Available records -
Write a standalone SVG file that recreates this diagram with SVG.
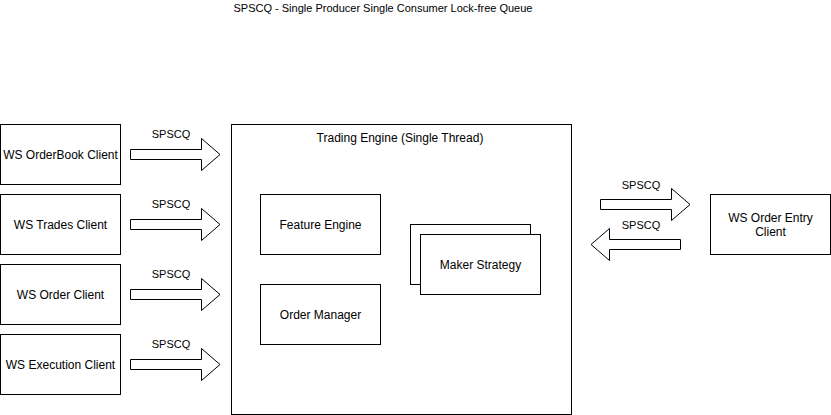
--
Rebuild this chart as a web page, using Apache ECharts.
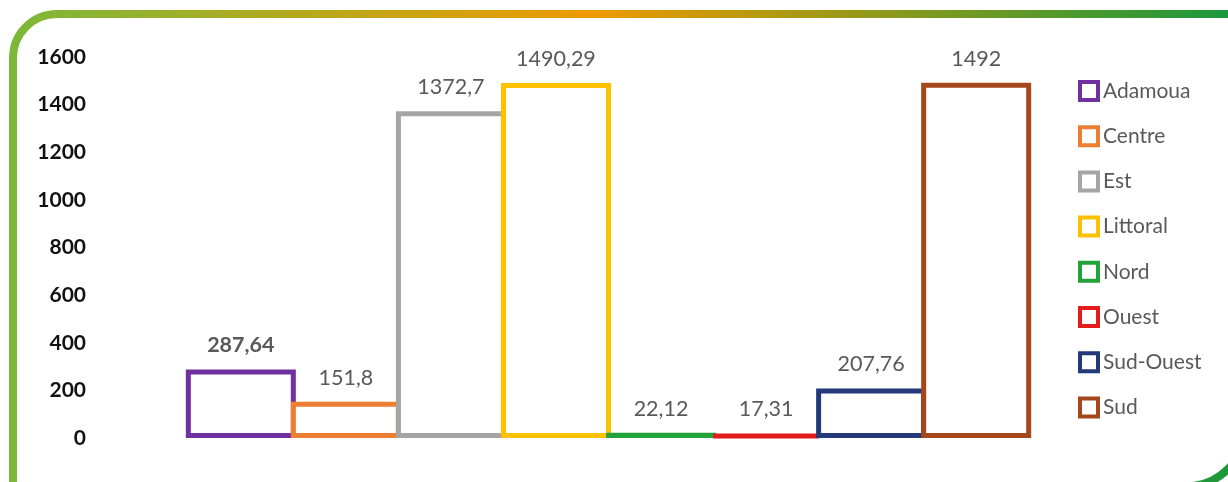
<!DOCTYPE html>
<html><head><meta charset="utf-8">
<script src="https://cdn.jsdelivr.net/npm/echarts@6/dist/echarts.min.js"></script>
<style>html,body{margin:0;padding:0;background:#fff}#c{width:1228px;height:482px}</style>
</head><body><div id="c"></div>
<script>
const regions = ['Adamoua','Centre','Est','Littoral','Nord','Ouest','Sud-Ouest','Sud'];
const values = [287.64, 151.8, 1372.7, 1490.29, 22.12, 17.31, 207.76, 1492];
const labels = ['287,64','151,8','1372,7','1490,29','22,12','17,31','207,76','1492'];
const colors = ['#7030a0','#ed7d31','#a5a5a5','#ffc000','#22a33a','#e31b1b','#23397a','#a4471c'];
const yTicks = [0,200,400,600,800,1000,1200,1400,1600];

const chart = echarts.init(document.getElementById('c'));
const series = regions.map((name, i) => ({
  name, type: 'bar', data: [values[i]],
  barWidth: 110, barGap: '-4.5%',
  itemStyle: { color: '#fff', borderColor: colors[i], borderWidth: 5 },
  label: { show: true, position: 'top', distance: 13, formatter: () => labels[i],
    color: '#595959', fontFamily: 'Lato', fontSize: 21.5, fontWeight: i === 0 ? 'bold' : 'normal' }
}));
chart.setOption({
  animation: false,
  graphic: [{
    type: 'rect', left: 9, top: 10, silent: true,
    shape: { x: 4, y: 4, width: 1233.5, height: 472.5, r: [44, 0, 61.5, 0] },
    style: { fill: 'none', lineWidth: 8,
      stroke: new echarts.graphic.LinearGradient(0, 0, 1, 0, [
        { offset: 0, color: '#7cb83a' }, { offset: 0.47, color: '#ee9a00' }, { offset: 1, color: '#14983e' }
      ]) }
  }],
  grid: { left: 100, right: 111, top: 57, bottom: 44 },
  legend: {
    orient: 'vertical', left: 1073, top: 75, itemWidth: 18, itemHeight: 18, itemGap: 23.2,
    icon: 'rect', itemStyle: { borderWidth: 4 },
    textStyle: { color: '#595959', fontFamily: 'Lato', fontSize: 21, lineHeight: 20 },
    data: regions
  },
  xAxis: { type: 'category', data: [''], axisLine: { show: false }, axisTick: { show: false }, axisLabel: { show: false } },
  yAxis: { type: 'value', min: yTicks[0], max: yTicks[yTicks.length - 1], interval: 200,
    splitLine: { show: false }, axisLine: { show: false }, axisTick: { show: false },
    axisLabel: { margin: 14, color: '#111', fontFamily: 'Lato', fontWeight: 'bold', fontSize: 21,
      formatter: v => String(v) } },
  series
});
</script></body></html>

Given request -
Only lines with the word "this" are wanted, so copy each one from the records.

Task output -
Write a standalone SVG file that recreates this diagram with SVG.
Rebuild this chart as a web page, using Apache ECharts.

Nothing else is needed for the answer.